CONTAINERS @ NASA CASE STUDY
Agency Container Platform Implementation at NASA
According to Gartner, Containers can help enterprises modernize legacy applications and create new cloud-native applications that are both scalable and agile. Container engines such as Docker and orchestration frameworks such as Kubernetes, provide a standardized way to package applications — including the code, runtime and libraries — and to run them in a consistent manner across the entire software development life cycle.
TekFive has found, by leading NASA Agency DevSecOps based containerization projects, the key functionality for container deployment is provided at the orchestration and scheduling layers. The orchestration layer interfaces with the application, keeps the containers running in the desired state and maintains service-level agreements. Scheduling places the containers on the most optimal hosts in a cluster, as prescribed by the requirements of the orchestration layer.
The Challenge
TekFive leadership was tasked by the NASA CIO, to lead the implementation of an Agency wide DevSecOps pipeline and hybrid cloud CONTAINER infused platform. The vision of this project was colloquially referred to as a NASA Moonshot and was to provide the capability to release, “Software to the end user in under an hour…anything, anytime, anywhere” with the goal to, “develop and deploy apps and services automatically into highly available commodity platforms while enforcing compliance with NASA’s software development, configuration management, quality assurance, cyber-sec/information assurance and release management requirements”.

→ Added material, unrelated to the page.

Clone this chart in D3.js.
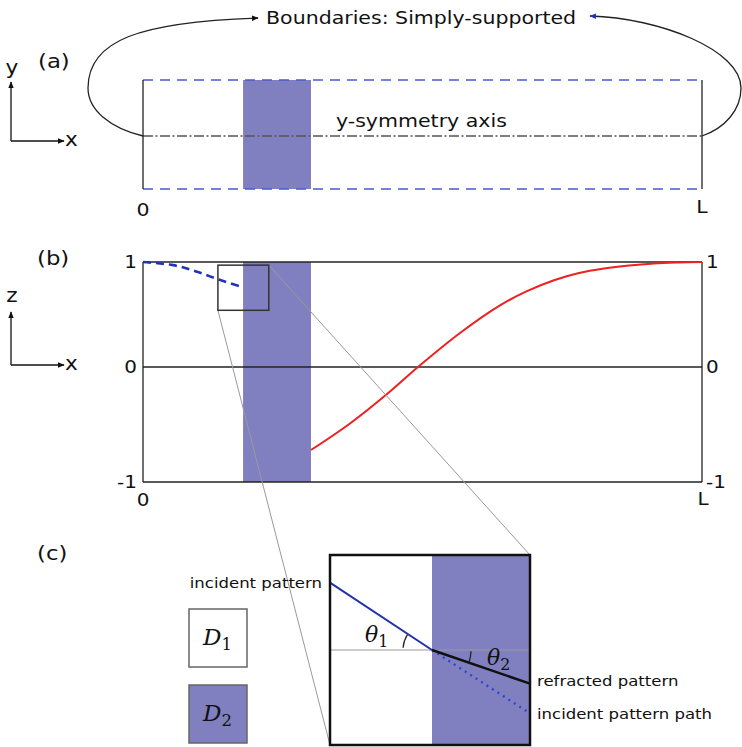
<!DOCTYPE html>
<html><head><meta charset="utf-8">
<script src="https://cdn.jsdelivr.net/npm/d3@7"></script>
<style>body{margin:0;background:#fff} svg{display:block}</style>
</head><body>
<script>
// ---- data ----
const xTicks = [{v:0,label:"0"},{v:1,label:"L"}];
const zTicks = [-1,0,1];
const inclusionSpan = [0.179, 0.3005];
const incidentWave = [[0,1],[0.054,0.97],[0.095,0.91],[0.137,0.83],[0.179,0.76]];
const refractedWave = [[0.3005,-0.722],[0.3703,-0.491],[0.4419,-0.213],[0.4919,0],[0.5671,0.324],[0.6386,0.587],[0.6869,0.722],[0.7352,0.826],[0.78,0.895],[0.8247,0.938],[0.8694,0.967],[0.9141,0.986],[0.9571,0.995],[1,1]];
const zoomWindow = {x:[0.134,0.225], z:[0.54,0.97]};
const insetInterface = 0.51;
const insetIncident = [[0,0.71],[0.51,0]];
const insetRefracted = [[0.51,0],[1,-0.354]];
const insetIncidentPath = [[0.51,0],[1,-0.667]];
const legendDomains = [{label:"D",sub:"1",filled:false},{label:"D",sub:"2",filled:true}];
const panelLabels = ["(a)","(b)","(c)"];

// ---- setup ----
const W = 742, H = 747;
const PURPLE = "#8080c0";
const SX = 1.14;
const FONT = "DejaVu Sans, Verdana, sans-serif";
const SERIF = "DejaVu Serif, Liberation Serif, serif";
const svg = d3.select("body").append("svg").attr("width", W).attr("height", H);

const defs = svg.append("defs");
function marker(id, color){
  defs.append("marker").attr("id", id).attr("viewBox","0 0 10 10").attr("refX",9).attr("refY",5)
    .attr("markerWidth",7).attr("markerHeight",7).attr("markerUnits","userSpaceOnUse").attr("orient","auto")
    .append("path").attr("d","M0,1 L10,5 L0,9 Z").attr("fill", color);
}
marker("arrK","#111"); marker("arrB","#2233bb");

function txt(x, y, s, size, anchor, opts={}){
  const t = svg.append("text").attr("transform", `translate(${x},${y}) scale(${opts.sx||SX},1)`)
    .attr("font-family", opts.family||FONT).attr("font-size", size)
    .attr("text-anchor", anchor||"start").attr("fill", opts.fill||"#111");
  if (opts.italic) t.attr("font-style","italic");
  t.text(s);
  return t;
}

const x = d3.scaleLinear([0,1],[143,702]);
const ya = d3.scaleLinear([-1,0,1],[189,136,80]);
const yb = d3.scaleLinear([-1,0,1],[482,367,262]);
const ux = d3.scaleLinear([0,1],[330,530]);
const vy = d3.scaleLinear([-1,1],[745,555]);

// ---- axes glyphs ----
function axisGlyph(yBase, yTop, vLabel, vLabelY){
  svg.append("path").attr("d", `M11,${yBase} L11,${yTop}`).attr("stroke","#111").attr("stroke-width",1.3).attr("marker-end","url(#arrK)");
  svg.append("path").attr("d", `M11,${yBase} L64,${yBase}`).attr("stroke","#111").attr("stroke-width",1.3).attr("marker-end","url(#arrK)");
  txt(12, vLabelY, vLabel, 19, "middle");
  txt(65, yBase+5, "x", 19, "start");
}
axisGlyph(141, 82, "y", 74);
axisGlyph(365, 312, "z", 302);

txt(38, 68, panelLabels[0], 20, "start");
txt(37, 265, panelLabels[1], 20, "start");
txt(37, 560, panelLabels[2], 20, "start");

// ---- panel (a) ----
svg.append("rect").attr("x", x(inclusionSpan[0])).attr("y", ya(1))
  .attr("width", x(inclusionSpan[1])-x(inclusionSpan[0])).attr("height", ya(-1)-ya(1)).attr("fill", PURPLE);
[1,-1].forEach(v=>{
  svg.append("line").attr("x1", x(0)).attr("x2", x(1)).attr("y1", ya(v)).attr("y2", ya(v))
    .attr("stroke","#4a58d0").attr("stroke-width",1.4).attr("stroke-dasharray","10,7");
});
svg.append("line").attr("x1", x(0)).attr("x2", x(1)).attr("y1", ya(0)).attr("y2", ya(0))
  .attr("stroke","#555").attr("stroke-width",1.3).attr("stroke-dasharray","10,2.5,2,2.5");
[0,1].forEach(v=>{
  svg.append("line").attr("x1", x(v)).attr("x2", x(v)).attr("y1", ya(1)).attr("y2", ya(-1))
    .attr("stroke","#222").attr("stroke-width",1.3);
});
txt(336, 127, "y-symmetry axis", 18, "start");
xTicks.forEach(t=> txt(x(t.v), t.v===0?216:213, t.label, 18, "middle"));

// boundary arrows
const lx = x(0), rx = x(1), my = ya(0);
svg.append("path").attr("d", `M${lx},${my} C${lx-33},${my-8} ${lx-55},${my-26} ${lx-55},${my-48} C${lx-55},${my-96} ${lx-3},${my-114} ${lx+115},${my-118}`)
  .attr("fill","none").attr("stroke","#222").attr("stroke-width",1.3).attr("marker-end","url(#arrK)");
svg.append("path").attr("d", `M${rx},${my} C${rx+23},${my-8} ${rx+39},${my-26} ${rx+39},${my-48} C${rx+39},${my-86} ${rx-42},${my-118} ${rx-112},${my-120}`)
  .attr("fill","none").attr("stroke","#222").attr("stroke-width",1.3).attr("marker-end","url(#arrB)");
txt(266, 24, "Boundaries: Simply-supported", 18, "start");

// ---- panel (b) ----
svg.append("rect").attr("x", x(inclusionSpan[0])).attr("y", yb(1))
  .attr("width", x(inclusionSpan[1])-x(inclusionSpan[0])).attr("height", yb(-1)-yb(1)).attr("fill", PURPLE);
zTicks.forEach(v=>{
  svg.append("line").attr("x1", x(0)).attr("x2", x(1)).attr("y1", yb(v)).attr("y2", yb(v))
    .attr("stroke","#222").attr("stroke-width",1.3);
  const lab = String(v);
  txt(137, yb(v)+6.4, lab, 17.5, "end");
  txt(706, yb(v)+6.4, lab, 17.5, "start");
});
[0,1].forEach(v=>{
  svg.append("line").attr("x1", x(v)).attr("x2", x(v)).attr("y1", yb(1)).attr("y2", yb(-1))
    .attr("stroke","#222").attr("stroke-width",1.3);
});
xTicks.forEach(t=> txt(t.v===0?x(t.v):x(t.v)+1, t.v===0?506:505, t.label, 17.5, "middle"));

const lineB = d3.line().x(d=>x(d[0])).y(d=>yb(d[1])).curve(d3.curveCatmullRom.alpha(0.5));
svg.append("path").attr("d", lineB(incidentWave)).attr("fill","none").attr("stroke","#2233bb")
  .attr("stroke-width",2.6).attr("stroke-dasharray","8,5");
svg.append("path").attr("d", lineB(refractedWave)).attr("fill","none").attr("stroke","#ee2020")
  .attr("stroke-width",2);

// zoom window
const zx0 = x(zoomWindow.x[0]), zx1 = x(zoomWindow.x[1]), zy0 = yb(zoomWindow.z[1]), zy1 = yb(zoomWindow.z[0]);
svg.append("line").attr("x1", zx0).attr("y1", zy1).attr("x2", ux(0)).attr("y2", vy(-1)).attr("stroke","#999").attr("stroke-width",1);
svg.append("line").attr("x1", zx1).attr("y1", zy0).attr("x2", ux(1)).attr("y2", vy(1)).attr("stroke","#999").attr("stroke-width",1);
svg.append("rect").attr("x", zx0).attr("y", zy0).attr("width", zx1-zx0).attr("height", zy1-zy0)
  .attr("fill","none").attr("stroke","#333").attr("stroke-width",1.5);

// ---- panel (c) ----
svg.append("rect").attr("x", ux(0)).attr("y", vy(1)).attr("width", ux(1)-ux(0)).attr("height", vy(-1)-vy(1)).attr("fill","#fff");
svg.append("rect").attr("x", ux(insetInterface)).attr("y", vy(1)).attr("width", ux(1)-ux(insetInterface)).attr("height", vy(-1)-vy(1)).attr("fill", PURPLE);
svg.append("line").attr("x1", ux(0)).attr("x2", ux(1)).attr("y1", vy(0)).attr("y2", vy(0)).attr("stroke","#999").attr("stroke-width",1);
const lineC = d3.line().x(d=>ux(d[0])).y(d=>vy(d[1]));
svg.append("path").attr("d", lineC(insetIncidentPath)).attr("fill","none").attr("stroke","#3344cc").attr("stroke-width",2.4).attr("stroke-dasharray","2,4.5");
svg.append("path").attr("d", lineC(insetIncident)).attr("fill","none").attr("stroke","#2233aa").attr("stroke-width",2);
svg.append("path").attr("d", lineC(insetRefracted)).attr("fill","none").attr("stroke","#111").attr("stroke-width",2.5);
svg.append("rect").attr("x", ux(0)).attr("y", vy(1)).attr("width", ux(1)-ux(0)).attr("height", vy(-1)-vy(1))
  .attr("fill","none").attr("stroke","#111").attr("stroke-width",2.5);

// angle arcs
const cx = ux(insetInterface), cy = vy(0);
const a1 = Math.atan2(vy(insetIncident[0][1]) - cy, ux(insetIncident[0][0]) - cx);
const a2 = Math.atan2(vy(insetRefracted[1][1]) - cy, ux(insetRefracted[1][0]) - cx);
const p1 = d3.path(); p1.arc(cx, cy, 29, -Math.PI + 0.08, a1 - 0.02, false);
svg.append("path").attr("d", p1.toString()).attr("fill","none").attr("stroke","#222").attr("stroke-width",1.3);
const p2 = d3.path(); p2.arc(cx, cy, 39, 0.03, a2 - 0.01, false);
svg.append("path").attr("d", p2.toString()).attr("fill","none").attr("stroke","#222").attr("stroke-width",1.3);

function mathLabel(xp, yp, main, sub, size){
  const t = svg.append("text").attr("transform", `translate(${xp},${yp})`)
    .attr("font-family", SERIF).attr("font-size", size).attr("fill","#111");
  t.append("tspan").attr("font-style","italic").text(main);
  t.append("tspan").attr("font-size", size*0.72).attr("dy", size*0.22).text(sub);
}
mathLabel(365, 642, "θ", "1", 22);
mathLabel(487, 665, "θ", "2", 22);

txt(322, 588, "incident pattern", 14.5, "end");
txt(537, 686, "refracted pattern", 14.5, "start");
txt(537, 719, "incident pattern path", 14.5, "start");

// legend
legendDomains.forEach((d,i)=>{
  const y0 = 609 + i*76;
  svg.append("rect").attr("x",189).attr("y",y0).attr("width",58).attr("height",58)
    .attr("fill", d.filled?PURPLE:"#fff").attr("stroke","#666").attr("stroke-width",1.5);
  mathLabel(203, y0+36, d.label, d.sub, 23);
});
</script>
</body></html>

The project utilized DevSecOps Continuous integration (CI) and continuous delivery (CD) CI/CD automation tooling and Containerization to solve the following agency challenges:
Unable to move apps and services from on-prem to cloud infrastructure
High cost of development and operations
Manually intensive and extremely long development and release cycles (lack of GitOps and DevOps)
The shifting left of the security testing and compliance rather then just prior and in production
Our Results
The project delivered a full DevSecOps CI/CD pipeline providing automated builds, automated testing, security and health scanning, metrics reporting, automated 508 accessibility compliance, user judgements and continuous delivery across the application landscape (dev, test, stage, prod). In addition, implementing user research based demand for Human In the Loop (HIL) injection/intervention. The project goals, outcomes and impact include continuous deployment, automation, and monitoring, along with operational cost reduction, while increasing transparency, efficiency, and cybersecurity for our NASA AAO customer.
The customer-valued outcomes of our project were many, to include budget and operational efficiencies, combining and integrating resources to meet a cross functional collaborative service over multiple NASA departments, with an increase in cyber stability. The below outcomes reduced the customer IT infrastructure budget by over $400k, reducing deployment times by over 80%, with a parallel increase of over 20% new applications deployed to production. Our operational outcomes were over 120 applications leveraging the secure container and migration to the DevSecOps pipeline. The reduction in deployment investment was reduced by 80%, providing an increase in quality of life for the operational staff. The operational shift of security testing to the initial development cycle, added valuable cyber governance transparency and collaboration, early in the SDLC, rather than at critical later stage gateways. Lastly, our new operational ability to deploy applications both on-prem (OpenShift) and the cloud (Google GKE) adds the ability to deploy to a flexible hosting environment.